__SUPPLIED MATERIAL__
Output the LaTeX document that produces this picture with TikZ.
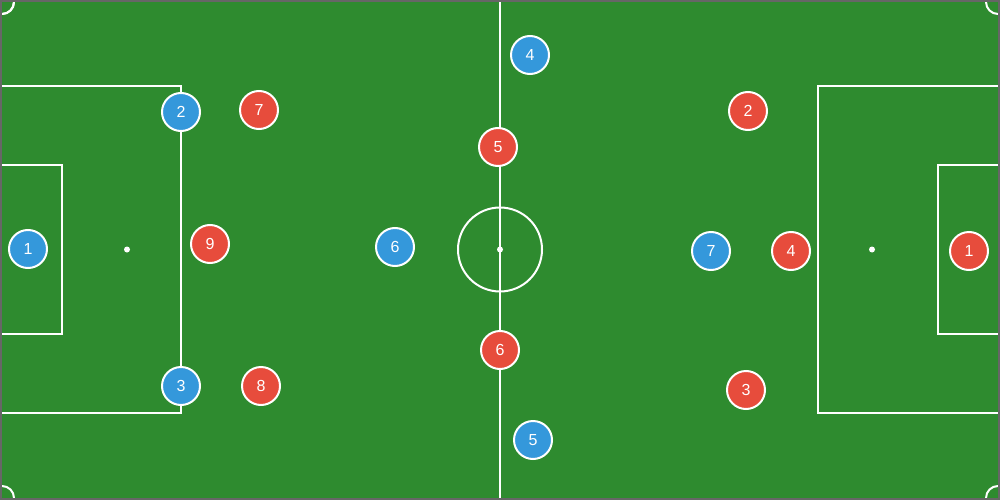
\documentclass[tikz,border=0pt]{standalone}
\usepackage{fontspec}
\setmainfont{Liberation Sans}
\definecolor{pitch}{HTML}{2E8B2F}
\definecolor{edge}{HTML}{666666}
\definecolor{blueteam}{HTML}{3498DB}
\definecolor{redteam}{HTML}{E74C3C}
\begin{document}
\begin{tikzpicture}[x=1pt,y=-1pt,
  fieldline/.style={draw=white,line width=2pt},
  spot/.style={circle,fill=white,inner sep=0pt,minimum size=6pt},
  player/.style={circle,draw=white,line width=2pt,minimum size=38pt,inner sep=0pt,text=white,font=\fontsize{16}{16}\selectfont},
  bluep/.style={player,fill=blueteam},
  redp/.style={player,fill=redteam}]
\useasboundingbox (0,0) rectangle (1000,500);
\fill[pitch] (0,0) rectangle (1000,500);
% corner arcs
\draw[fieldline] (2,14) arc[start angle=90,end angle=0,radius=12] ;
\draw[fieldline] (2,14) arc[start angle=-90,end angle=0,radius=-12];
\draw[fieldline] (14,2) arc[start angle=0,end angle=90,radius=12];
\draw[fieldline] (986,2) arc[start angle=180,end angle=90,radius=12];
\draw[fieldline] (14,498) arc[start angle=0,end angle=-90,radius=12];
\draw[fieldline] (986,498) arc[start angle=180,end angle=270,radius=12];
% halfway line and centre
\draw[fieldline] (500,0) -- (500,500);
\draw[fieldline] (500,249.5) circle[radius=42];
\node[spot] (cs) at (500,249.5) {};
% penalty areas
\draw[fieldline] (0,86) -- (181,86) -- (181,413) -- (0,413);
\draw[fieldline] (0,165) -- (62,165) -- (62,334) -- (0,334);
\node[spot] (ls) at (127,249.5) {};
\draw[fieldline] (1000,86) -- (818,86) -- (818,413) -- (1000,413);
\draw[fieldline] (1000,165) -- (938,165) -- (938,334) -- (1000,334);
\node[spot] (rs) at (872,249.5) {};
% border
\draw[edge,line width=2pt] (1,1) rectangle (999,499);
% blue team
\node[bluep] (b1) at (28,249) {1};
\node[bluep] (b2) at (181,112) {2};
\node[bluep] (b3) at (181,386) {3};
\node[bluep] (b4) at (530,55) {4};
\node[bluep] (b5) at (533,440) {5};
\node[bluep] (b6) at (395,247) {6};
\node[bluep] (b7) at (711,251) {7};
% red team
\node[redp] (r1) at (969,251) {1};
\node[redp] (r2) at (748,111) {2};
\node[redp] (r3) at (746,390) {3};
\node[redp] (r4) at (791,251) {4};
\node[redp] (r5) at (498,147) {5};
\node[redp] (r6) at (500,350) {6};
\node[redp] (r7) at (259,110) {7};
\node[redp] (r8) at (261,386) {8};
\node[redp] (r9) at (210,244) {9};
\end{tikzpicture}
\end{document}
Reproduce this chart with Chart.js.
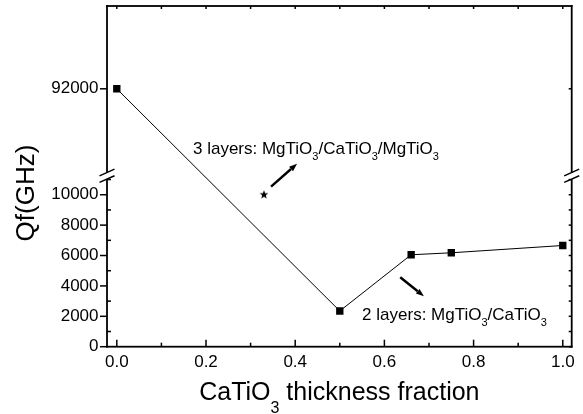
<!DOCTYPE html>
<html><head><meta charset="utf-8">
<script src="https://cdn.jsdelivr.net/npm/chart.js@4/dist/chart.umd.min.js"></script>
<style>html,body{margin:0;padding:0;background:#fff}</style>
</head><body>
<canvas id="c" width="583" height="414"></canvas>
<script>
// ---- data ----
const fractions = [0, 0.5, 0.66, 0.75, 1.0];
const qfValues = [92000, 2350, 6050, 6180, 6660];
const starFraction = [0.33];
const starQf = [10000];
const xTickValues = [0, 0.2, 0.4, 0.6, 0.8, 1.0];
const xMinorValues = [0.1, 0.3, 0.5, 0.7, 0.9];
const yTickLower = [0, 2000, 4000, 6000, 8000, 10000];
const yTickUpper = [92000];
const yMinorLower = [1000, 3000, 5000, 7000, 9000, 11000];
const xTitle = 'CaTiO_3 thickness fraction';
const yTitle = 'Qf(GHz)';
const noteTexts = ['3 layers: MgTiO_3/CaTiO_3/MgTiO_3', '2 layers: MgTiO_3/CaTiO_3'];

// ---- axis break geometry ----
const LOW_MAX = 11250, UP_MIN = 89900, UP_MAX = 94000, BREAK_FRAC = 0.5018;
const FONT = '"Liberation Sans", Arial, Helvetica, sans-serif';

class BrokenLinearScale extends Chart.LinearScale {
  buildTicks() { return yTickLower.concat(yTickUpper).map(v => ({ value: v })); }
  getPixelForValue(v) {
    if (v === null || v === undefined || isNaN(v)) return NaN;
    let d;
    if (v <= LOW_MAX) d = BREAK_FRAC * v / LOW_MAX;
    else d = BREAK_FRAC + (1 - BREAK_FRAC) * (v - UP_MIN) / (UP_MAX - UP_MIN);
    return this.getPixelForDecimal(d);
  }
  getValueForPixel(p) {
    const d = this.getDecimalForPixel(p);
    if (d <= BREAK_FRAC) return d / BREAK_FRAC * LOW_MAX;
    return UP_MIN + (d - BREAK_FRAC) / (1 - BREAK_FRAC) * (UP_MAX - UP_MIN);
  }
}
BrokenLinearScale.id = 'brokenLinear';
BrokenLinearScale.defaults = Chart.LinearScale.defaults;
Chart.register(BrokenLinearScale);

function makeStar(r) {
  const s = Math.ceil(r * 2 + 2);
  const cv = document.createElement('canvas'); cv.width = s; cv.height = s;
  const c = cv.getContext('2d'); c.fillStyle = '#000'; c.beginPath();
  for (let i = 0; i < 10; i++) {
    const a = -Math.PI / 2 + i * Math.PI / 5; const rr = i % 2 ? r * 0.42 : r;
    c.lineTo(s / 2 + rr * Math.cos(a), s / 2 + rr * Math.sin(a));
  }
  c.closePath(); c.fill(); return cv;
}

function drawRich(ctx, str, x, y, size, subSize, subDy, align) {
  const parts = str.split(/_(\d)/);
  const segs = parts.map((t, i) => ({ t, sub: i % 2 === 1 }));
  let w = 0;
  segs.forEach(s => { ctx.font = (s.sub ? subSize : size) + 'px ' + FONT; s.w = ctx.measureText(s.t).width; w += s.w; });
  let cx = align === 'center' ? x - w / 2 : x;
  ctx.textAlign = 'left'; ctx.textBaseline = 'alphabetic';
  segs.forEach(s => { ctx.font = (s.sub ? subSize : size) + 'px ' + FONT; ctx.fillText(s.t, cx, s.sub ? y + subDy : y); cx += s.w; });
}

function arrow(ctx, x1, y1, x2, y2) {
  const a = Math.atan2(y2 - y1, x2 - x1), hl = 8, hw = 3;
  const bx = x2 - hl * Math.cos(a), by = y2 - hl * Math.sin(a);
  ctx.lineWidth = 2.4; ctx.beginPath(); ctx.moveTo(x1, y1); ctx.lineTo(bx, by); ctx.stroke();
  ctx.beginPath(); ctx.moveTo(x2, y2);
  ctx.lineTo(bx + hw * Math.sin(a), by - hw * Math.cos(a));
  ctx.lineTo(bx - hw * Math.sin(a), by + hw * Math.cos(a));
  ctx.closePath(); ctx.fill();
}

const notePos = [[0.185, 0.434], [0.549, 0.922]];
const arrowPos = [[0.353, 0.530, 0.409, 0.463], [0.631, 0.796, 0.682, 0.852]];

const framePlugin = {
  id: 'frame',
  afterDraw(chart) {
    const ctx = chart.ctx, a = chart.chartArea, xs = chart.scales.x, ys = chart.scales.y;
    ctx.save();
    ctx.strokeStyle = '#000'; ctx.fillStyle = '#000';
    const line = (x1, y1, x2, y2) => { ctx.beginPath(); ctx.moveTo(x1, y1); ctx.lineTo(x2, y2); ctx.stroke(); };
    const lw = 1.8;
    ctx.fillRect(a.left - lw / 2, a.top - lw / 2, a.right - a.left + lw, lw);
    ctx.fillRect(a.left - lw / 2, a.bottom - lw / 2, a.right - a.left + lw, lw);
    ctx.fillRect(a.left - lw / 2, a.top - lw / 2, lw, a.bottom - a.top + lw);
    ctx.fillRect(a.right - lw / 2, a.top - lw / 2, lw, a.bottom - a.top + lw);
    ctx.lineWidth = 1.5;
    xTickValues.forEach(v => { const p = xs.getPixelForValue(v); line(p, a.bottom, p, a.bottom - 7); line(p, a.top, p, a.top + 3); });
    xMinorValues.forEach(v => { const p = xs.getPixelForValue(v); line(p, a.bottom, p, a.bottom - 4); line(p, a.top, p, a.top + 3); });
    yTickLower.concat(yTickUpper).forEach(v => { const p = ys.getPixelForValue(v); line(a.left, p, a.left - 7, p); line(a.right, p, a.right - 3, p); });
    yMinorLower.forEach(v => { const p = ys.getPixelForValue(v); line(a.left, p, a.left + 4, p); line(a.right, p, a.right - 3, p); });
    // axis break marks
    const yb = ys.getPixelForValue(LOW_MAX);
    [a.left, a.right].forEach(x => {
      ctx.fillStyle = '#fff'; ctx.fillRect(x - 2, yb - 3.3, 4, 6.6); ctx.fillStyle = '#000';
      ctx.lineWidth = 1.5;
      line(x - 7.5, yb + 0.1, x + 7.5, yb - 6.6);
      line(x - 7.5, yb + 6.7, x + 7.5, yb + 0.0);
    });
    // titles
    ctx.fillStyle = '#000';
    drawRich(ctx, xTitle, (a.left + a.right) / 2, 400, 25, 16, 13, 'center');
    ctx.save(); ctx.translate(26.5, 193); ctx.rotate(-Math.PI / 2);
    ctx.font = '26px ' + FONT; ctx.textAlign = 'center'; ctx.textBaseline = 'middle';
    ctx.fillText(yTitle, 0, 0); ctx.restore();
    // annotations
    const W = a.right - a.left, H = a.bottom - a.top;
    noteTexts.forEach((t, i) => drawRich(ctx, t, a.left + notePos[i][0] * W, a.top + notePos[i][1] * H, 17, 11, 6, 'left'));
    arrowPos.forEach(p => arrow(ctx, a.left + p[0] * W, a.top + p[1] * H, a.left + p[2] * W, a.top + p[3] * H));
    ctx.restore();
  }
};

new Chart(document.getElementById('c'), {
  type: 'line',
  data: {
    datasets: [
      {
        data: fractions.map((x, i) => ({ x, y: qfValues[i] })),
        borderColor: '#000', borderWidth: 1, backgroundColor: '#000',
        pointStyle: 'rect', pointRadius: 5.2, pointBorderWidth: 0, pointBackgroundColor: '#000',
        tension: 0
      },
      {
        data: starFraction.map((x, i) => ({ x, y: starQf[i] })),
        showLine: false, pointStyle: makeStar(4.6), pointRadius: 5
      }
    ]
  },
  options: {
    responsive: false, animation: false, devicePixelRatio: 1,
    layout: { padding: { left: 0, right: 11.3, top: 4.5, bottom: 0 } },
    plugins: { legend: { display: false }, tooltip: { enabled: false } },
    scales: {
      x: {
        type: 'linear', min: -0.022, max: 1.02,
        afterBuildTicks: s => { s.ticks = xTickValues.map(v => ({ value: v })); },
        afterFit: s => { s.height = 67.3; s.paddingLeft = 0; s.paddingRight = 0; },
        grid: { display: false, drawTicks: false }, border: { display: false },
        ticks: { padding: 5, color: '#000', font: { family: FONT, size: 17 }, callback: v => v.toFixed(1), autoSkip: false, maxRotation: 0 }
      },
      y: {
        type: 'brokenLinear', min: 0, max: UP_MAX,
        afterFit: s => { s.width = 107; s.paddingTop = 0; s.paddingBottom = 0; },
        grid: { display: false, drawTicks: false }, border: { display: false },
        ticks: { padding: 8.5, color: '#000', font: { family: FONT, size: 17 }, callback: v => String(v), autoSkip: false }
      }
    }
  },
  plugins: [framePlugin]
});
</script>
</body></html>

__TASK DIRECTIONS__
Pull every line containing "this" from the material above.

__COMPLETED EXERCISE__
Output the LaTeX document that produces this picture with TikZ.
Reproduce this chart with Chart.js.
    return this.getPixelForDecimal(d);
    const d = this.getDecimalForPixel(p);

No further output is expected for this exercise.